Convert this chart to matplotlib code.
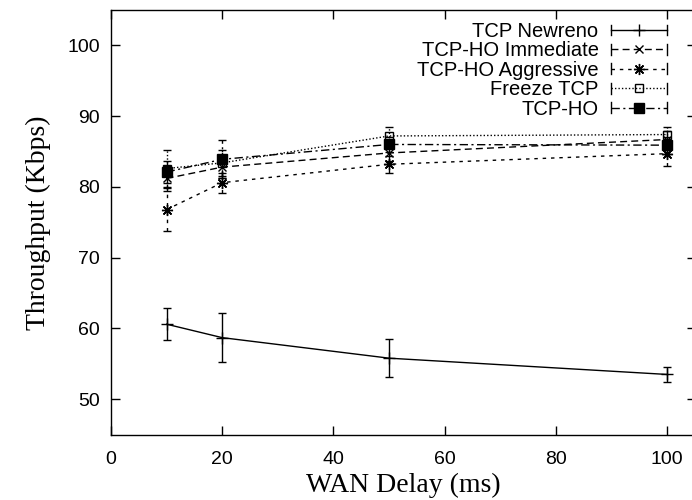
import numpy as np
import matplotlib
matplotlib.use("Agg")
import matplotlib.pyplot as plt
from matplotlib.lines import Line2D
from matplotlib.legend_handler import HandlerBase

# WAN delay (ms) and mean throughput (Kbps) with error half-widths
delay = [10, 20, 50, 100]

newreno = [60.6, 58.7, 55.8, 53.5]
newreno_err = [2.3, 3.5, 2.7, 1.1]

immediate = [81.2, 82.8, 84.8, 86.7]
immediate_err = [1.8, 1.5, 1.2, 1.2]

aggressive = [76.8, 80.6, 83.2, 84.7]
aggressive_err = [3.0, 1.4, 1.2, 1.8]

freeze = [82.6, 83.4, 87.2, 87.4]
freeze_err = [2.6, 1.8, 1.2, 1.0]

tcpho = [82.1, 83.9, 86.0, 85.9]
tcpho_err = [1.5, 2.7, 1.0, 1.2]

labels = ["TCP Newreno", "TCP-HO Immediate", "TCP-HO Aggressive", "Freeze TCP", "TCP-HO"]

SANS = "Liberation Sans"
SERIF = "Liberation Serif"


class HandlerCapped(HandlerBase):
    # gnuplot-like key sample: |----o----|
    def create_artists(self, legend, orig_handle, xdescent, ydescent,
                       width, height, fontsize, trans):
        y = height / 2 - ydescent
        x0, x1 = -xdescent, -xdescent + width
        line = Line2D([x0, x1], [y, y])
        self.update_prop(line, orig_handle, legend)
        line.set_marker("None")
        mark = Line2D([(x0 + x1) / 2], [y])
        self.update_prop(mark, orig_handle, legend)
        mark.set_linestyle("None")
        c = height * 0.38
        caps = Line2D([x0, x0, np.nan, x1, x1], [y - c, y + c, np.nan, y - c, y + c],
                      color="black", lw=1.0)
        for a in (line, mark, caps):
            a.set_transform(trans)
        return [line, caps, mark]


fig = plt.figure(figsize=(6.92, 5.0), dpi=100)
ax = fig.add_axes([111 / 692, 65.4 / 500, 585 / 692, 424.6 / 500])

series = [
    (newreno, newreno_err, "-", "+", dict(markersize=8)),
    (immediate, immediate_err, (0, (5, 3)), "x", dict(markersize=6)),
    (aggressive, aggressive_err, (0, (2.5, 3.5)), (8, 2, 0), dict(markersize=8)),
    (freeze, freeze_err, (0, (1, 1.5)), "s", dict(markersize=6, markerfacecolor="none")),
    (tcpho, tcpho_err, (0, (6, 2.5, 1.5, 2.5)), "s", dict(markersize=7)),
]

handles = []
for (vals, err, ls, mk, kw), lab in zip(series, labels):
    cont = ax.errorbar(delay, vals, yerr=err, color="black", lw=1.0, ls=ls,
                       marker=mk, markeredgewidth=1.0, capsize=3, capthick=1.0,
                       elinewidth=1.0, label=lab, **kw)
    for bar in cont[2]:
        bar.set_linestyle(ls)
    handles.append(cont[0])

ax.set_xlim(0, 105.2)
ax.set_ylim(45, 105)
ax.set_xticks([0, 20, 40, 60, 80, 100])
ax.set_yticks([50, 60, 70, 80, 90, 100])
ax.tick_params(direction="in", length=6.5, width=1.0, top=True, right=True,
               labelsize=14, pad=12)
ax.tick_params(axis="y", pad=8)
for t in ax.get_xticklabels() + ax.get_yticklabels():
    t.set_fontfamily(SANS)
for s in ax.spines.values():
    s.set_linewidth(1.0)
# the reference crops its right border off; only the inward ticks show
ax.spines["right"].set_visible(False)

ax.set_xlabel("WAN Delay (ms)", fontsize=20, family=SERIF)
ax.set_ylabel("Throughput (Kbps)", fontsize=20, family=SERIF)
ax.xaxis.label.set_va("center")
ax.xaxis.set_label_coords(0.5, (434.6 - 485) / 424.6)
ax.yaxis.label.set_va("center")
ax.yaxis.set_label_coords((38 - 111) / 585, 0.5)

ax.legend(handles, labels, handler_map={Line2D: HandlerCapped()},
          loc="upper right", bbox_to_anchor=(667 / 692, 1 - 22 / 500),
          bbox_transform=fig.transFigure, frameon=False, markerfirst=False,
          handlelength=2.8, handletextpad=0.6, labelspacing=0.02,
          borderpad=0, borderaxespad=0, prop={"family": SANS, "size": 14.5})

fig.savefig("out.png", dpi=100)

■ ■ ■ ■

### STATED TASK
Omit the pictures and give the material again, exactly and in full.

### RESPONSE TO THE TASK
Convert this chart to matplotlib code.
import numpy as np
import matplotlib
matplotlib.use("Agg")
import matplotlib.pyplot as plt
from matplotlib.lines import Line2D
from matplotlib.legend_handler import HandlerBase

# WAN delay (ms) and mean throughput (Kbps) with error half-widths
delay = [10, 20, 50, 100]

newreno = [60.6, 58.7, 55.8, 53.5]
newreno_err = [2.3, 3.5, 2.7, 1.1]

immediate = [81.2, 82.8, 84.8, 86.7]
immediate_err = [1.8, 1.5, 1.2, 1.2]

aggressive = [76.8, 80.6, 83.2, 84.7]
aggressive_err = [3.0, 1.4, 1.2, 1.8]

freeze = [82.6, 83.4, 87.2, 87.4]
freeze_err = [2.6, 1.8, 1.2, 1.0]

tcpho = [82.1, 83.9, 86.0, 85.9]
tcpho_err = [1.5, 2.7, 1.0, 1.2]

labels = ["TCP Newreno", "TCP-HO Immediate", "TCP-HO Aggressive", "Freeze TCP", "TCP-HO"]

SANS = "Liberation Sans"
SERIF = "Liberation Serif"


class HandlerCapped(HandlerBase):
    # gnuplot-like key sample: |----o----|
    def create_artists(self, legend, orig_handle, xdescent, ydescent,
                       width, height, fontsize, trans):
        y = height / 2 - ydescent
        x0, x1 = -xdescent, -xdescent + width
        line = Line2D([x0, x1], [y, y])
        self.update_prop(line, orig_handle, legend)
        line.set_marker("None")
        mark = Line2D([(x0 + x1) / 2], [y])
        self.update_prop(mark, orig_handle, legend)
        mark.set_linestyle("None")
        c = height * 0.38
        caps = Line2D([x0, x0, np.nan, x1, x1], [y - c, y + c, np.nan, y - c, y + c],
                      color="black", lw=1.0)
        for a in (line, mark, caps):
            a.set_transform(trans)
        return [line, caps, mark]


fig = plt.figure(figsize=(6.92, 5.0), dpi=100)
ax = fig.add_axes([111 / 692, 65.4 / 500, 585 / 692, 424.6 / 500])

series = [
    (newreno, newreno_err, "-", "+", dict(markersize=8)),
    (immediate, immediate_err, (0, (5, 3)), "x", dict(markersize=6)),
    (aggressive, aggressive_err, (0, (2.5, 3.5)), (8, 2, 0), dict(markersize=8)),
    (freeze, freeze_err, (0, (1, 1.5)), "s", dict(markersize=6, markerfacecolor="none")),
    (tcpho, tcpho_err, (0, (6, 2.5, 1.5, 2.5)), "s", dict(markersize=7)),
]

handles = []
for (vals, err, ls, mk, kw), lab in zip(series, labels):
    cont = ax.errorbar(delay, vals, yerr=err, color="black", lw=1.0, ls=ls,
                       marker=mk, markeredgewidth=1.0, capsize=3, capthick=1.0,
                       elinewidth=1.0, label=lab, **kw)
    for bar in cont[2]:
        bar.set_linestyle(ls)
    handles.append(cont[0])

ax.set_xlim(0, 105.2)
ax.set_ylim(45, 105)
ax.set_xticks([0, 20, 40, 60, 80, 100])
ax.set_yticks([50, 60, 70, 80, 90, 100])
ax.tick_params(direction="in", length=6.5, width=1.0, top=True, right=True,
               labelsize=14, pad=12)
ax.tick_params(axis="y", pad=8)
for t in ax.get_xticklabels() + ax.get_yticklabels():
    t.set_fontfamily(SANS)
for s in ax.spines.values():
    s.set_linewidth(1.0)
# the reference crops its right border off; only the inward ticks show
ax.spines["right"].set_visible(False)

ax.set_xlabel("WAN Delay (ms)", fontsize=20, family=SERIF)
ax.set_ylabel("Throughput (Kbps)", fontsize=20, family=SERIF)
ax.xaxis.label.set_va("center")
ax.xaxis.set_label_coords(0.5, (434.6 - 485) / 424.6)
ax.yaxis.label.set_va("center")
ax.yaxis.set_label_coords((38 - 111) / 585, 0.5)

ax.legend(handles, labels, handler_map={Line2D: HandlerCapped()},
          loc="upper right", bbox_to_anchor=(667 / 692, 1 - 22 / 500),
          bbox_transform=fig.transFigure, frameon=False, markerfirst=False,
          handlelength=2.8, handletextpad=0.6, labelspacing=0.02,
          borderpad=0, borderaxespad=0, prop={"family": SANS, "size": 14.5})

fig.savefig("out.png", dpi=100)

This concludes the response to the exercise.